**What to produce**: Return only those lines from the line containing "Emit a web page" to the line containing "const dividerTops = [132, 108, 5.5, 40, 33, 95];", both included, and please omit the pictures.

**Raw data**:
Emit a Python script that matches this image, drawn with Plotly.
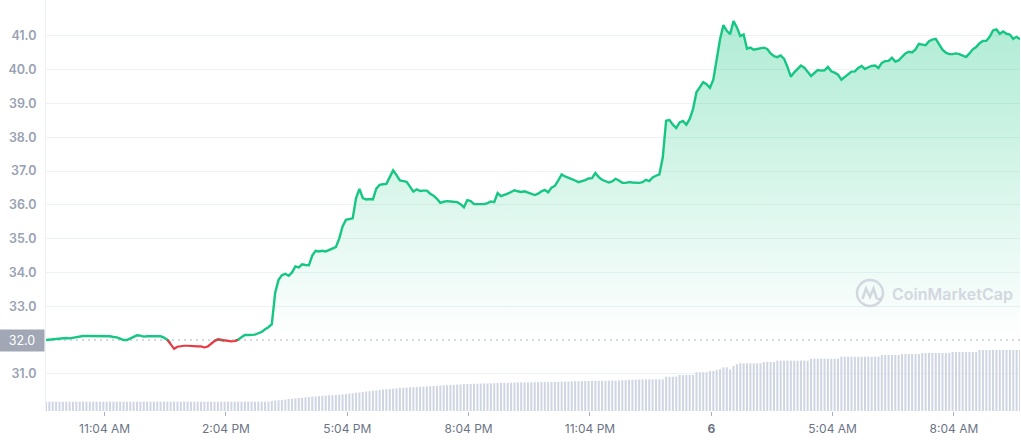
==
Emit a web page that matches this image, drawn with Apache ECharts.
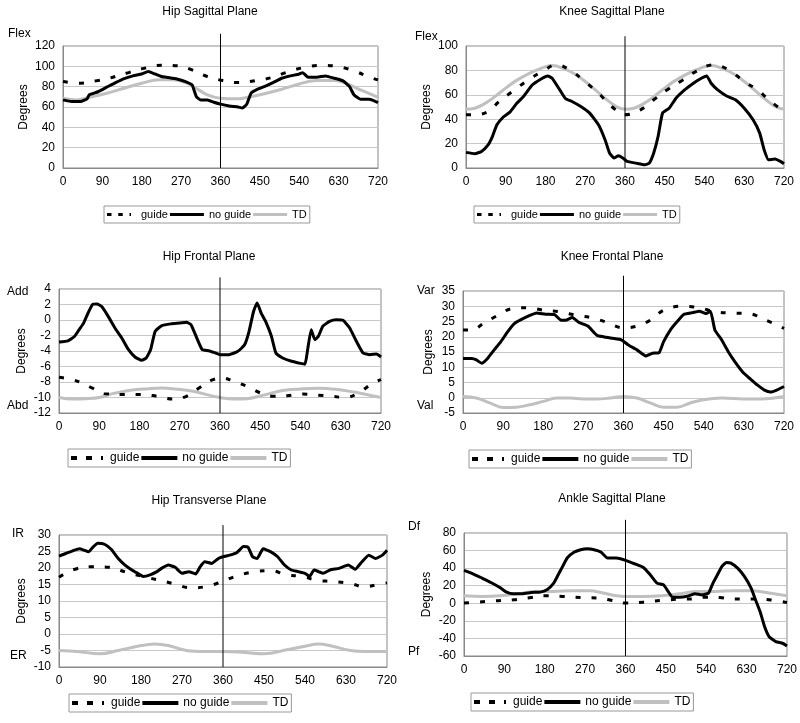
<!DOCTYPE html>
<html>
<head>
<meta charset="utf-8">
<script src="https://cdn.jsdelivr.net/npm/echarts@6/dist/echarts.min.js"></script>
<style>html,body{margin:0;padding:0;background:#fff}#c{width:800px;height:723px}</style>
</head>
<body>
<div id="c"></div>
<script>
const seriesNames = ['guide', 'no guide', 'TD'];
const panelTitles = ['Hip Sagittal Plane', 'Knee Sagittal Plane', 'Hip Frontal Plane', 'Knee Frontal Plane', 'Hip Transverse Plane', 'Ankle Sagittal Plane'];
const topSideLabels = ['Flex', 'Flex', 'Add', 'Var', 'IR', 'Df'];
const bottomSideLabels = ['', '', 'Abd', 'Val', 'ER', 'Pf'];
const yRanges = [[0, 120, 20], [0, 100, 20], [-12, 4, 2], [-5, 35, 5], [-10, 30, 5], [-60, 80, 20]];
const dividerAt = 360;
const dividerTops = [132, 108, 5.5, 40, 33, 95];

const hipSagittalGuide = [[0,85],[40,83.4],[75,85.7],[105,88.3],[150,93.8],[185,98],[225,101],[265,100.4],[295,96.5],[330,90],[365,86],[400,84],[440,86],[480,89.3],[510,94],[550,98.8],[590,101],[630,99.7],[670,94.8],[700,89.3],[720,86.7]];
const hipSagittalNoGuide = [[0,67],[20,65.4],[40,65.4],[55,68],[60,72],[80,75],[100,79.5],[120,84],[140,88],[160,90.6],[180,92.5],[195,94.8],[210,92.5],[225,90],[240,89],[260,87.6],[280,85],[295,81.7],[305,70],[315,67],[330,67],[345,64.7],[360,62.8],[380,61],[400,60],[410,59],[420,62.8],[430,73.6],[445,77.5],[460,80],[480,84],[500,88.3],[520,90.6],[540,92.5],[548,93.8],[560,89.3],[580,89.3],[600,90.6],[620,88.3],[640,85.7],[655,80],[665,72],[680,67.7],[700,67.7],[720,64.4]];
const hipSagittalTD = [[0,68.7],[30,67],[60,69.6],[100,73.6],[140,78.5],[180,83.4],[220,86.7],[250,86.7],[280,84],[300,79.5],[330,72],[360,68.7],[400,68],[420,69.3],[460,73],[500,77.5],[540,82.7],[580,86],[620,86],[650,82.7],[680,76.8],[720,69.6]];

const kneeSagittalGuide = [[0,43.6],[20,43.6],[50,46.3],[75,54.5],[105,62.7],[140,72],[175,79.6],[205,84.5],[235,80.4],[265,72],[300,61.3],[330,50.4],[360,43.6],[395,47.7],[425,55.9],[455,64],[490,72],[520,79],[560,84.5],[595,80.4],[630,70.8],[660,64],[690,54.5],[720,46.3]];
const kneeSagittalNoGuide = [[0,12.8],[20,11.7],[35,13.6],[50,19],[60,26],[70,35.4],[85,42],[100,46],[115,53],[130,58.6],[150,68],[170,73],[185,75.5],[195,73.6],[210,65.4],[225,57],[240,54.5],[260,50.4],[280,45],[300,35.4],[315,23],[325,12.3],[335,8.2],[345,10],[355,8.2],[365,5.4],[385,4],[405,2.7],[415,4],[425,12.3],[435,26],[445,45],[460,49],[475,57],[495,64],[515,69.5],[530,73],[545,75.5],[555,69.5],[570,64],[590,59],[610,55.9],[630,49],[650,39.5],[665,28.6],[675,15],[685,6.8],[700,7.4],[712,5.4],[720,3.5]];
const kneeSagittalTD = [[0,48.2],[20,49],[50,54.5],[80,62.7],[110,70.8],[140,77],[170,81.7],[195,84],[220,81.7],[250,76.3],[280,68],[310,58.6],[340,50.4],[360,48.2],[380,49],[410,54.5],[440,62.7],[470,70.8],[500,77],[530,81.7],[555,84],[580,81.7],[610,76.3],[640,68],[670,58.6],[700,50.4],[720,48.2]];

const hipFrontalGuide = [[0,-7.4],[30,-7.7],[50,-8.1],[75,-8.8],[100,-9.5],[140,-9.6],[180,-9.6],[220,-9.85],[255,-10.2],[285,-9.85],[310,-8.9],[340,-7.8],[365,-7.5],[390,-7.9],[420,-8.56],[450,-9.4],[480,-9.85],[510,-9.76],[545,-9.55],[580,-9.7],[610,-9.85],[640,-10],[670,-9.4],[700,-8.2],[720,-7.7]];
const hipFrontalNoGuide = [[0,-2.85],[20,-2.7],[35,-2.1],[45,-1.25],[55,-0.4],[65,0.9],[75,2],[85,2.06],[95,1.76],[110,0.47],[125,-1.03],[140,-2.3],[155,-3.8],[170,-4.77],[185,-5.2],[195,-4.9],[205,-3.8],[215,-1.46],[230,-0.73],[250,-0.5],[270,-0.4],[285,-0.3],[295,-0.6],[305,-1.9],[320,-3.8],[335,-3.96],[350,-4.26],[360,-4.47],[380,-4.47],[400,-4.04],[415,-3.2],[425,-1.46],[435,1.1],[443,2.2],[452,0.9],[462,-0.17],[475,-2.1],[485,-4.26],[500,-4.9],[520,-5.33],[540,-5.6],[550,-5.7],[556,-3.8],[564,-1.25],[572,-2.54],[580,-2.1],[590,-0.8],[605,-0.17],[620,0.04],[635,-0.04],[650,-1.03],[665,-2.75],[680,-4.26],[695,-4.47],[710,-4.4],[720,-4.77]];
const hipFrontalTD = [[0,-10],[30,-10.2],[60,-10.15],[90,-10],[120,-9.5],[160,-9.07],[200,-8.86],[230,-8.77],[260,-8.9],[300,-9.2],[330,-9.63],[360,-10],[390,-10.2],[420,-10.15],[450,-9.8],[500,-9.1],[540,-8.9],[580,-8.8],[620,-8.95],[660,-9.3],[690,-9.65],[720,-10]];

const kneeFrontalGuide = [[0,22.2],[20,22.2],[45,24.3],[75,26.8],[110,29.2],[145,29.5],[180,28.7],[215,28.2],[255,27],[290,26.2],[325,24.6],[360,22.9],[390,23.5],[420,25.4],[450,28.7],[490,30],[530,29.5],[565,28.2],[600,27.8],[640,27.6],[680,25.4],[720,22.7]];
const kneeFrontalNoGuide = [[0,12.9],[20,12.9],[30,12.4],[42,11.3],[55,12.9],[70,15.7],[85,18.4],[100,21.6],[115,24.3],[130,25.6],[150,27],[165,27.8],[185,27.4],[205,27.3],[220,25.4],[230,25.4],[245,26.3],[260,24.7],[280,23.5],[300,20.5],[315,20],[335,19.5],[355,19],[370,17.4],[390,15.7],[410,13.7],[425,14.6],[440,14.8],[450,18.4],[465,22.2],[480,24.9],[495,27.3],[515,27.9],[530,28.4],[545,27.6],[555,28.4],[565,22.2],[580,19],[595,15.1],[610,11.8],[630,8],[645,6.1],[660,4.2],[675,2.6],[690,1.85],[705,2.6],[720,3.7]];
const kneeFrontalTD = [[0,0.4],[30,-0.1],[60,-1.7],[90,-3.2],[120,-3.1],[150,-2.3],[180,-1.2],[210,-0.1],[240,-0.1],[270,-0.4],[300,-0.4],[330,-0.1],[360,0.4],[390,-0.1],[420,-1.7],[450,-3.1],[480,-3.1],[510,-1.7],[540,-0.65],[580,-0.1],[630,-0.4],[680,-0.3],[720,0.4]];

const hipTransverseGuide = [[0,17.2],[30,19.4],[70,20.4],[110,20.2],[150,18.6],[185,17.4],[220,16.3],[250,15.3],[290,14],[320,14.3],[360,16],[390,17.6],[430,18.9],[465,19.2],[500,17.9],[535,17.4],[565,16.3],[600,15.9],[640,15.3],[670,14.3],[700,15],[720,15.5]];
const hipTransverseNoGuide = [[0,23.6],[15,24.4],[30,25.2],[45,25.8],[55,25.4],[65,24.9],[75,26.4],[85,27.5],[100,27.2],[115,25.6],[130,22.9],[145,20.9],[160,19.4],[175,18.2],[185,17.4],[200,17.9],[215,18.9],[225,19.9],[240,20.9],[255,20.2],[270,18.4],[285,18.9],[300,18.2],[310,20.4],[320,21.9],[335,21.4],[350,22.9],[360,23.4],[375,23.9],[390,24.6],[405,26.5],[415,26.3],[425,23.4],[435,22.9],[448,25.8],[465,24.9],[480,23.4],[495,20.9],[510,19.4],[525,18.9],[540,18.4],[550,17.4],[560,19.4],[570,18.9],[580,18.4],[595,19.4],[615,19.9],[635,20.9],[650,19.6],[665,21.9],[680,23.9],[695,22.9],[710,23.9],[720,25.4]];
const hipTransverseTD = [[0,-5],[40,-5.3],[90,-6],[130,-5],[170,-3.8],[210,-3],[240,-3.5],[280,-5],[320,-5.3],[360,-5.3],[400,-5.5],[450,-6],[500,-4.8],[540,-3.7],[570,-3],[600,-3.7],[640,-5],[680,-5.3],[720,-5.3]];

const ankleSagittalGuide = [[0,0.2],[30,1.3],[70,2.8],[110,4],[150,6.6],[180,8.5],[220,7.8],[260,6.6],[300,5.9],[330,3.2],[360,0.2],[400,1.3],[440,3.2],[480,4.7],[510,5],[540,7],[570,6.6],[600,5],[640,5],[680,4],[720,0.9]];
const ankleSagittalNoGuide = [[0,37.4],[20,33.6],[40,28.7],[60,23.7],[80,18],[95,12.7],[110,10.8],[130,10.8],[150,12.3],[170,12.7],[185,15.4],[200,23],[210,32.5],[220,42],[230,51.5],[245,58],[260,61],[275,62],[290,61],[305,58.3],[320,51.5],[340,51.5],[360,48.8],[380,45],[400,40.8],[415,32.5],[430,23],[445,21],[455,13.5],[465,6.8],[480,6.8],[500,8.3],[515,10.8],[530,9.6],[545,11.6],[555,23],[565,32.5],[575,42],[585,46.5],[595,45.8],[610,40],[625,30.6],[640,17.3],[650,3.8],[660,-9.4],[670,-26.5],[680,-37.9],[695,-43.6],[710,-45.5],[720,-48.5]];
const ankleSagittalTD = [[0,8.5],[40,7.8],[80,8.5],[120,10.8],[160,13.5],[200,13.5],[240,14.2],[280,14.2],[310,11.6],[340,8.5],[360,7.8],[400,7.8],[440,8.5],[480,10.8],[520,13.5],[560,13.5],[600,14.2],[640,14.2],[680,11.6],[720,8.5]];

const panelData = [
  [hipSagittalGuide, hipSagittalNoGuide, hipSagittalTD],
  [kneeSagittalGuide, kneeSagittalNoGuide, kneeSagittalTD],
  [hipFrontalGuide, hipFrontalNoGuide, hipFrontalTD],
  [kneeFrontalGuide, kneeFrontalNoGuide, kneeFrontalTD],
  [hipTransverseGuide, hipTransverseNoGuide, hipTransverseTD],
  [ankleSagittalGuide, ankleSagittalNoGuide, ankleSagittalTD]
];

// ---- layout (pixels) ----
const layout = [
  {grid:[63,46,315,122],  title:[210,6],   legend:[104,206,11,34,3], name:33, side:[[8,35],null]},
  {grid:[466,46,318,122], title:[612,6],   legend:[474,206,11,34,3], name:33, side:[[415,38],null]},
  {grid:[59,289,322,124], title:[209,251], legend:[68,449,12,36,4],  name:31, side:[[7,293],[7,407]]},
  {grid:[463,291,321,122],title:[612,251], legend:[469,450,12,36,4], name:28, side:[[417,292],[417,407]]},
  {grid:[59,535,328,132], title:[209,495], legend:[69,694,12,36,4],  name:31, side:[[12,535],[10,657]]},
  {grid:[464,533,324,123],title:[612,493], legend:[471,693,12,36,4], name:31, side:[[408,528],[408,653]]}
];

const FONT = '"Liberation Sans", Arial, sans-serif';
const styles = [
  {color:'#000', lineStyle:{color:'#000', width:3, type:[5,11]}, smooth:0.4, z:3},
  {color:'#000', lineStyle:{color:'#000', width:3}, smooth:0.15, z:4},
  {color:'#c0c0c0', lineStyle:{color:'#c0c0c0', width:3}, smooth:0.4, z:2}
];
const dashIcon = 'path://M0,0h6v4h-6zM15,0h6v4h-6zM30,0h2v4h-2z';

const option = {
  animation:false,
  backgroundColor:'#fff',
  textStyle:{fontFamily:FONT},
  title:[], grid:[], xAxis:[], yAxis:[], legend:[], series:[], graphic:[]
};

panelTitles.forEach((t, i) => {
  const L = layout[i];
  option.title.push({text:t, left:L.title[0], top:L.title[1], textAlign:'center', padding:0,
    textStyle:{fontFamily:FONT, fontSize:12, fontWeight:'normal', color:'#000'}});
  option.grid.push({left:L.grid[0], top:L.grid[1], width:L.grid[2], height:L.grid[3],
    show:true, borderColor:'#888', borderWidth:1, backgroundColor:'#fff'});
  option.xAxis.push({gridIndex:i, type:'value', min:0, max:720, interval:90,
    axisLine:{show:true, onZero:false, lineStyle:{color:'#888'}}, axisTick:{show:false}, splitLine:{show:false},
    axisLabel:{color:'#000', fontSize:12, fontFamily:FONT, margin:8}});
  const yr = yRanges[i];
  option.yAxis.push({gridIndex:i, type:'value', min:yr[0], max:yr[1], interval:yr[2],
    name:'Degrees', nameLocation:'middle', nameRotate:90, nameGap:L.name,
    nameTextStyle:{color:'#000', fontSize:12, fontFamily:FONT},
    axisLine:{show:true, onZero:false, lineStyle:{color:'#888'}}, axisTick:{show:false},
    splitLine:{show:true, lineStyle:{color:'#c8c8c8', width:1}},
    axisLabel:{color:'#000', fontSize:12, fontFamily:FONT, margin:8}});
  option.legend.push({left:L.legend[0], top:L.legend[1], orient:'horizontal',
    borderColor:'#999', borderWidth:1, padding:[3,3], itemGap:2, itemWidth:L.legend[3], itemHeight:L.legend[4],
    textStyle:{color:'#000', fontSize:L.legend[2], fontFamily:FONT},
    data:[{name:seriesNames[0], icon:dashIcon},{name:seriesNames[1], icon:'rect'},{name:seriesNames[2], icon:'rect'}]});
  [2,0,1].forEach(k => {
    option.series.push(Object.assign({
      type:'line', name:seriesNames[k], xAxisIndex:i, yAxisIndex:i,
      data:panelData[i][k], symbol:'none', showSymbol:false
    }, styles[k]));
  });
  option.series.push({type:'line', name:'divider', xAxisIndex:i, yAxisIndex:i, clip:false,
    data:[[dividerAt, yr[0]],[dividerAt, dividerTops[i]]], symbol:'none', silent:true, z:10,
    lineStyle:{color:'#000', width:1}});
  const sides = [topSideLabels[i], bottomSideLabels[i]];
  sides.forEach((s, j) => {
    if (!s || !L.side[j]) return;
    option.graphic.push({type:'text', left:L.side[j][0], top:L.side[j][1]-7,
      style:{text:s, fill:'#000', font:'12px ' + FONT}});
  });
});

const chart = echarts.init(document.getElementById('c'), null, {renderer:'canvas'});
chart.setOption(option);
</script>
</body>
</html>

**Task output**:
Emit a web page that matches this image, drawn with Apache ECharts.
<!DOCTYPE html>
<html>
<head>
<meta charset="utf-8">
<script src="https://cdn.jsdelivr.net/npm/echarts@6/dist/echarts.min.js"></script>
<style>html,body{margin:0;padding:0;background:#fff}#c{width:800px;height:723px}</style>
</head>
<body>
<div id="c"></div>
<script>
const seriesNames = ['guide', 'no guide', 'TD'];
const panelTitles = ['Hip Sagittal Plane', 'Knee Sagittal Plane', 'Hip Frontal Plane', 'Knee Frontal Plane', 'Hip Transverse Plane', 'Ankle Sagittal Plane'];
const topSideLabels = ['Flex', 'Flex', 'Add', 'Var', 'IR', 'Df'];
const bottomSideLabels = ['', '', 'Abd', 'Val', 'ER', 'Pf'];
const yRanges = [[0, 120, 20], [0, 100, 20], [-12, 4, 2], [-5, 35, 5], [-10, 30, 5], [-60, 80, 20]];
const dividerAt = 360;
const dividerTops = [132, 108, 5.5, 40, 33, 95];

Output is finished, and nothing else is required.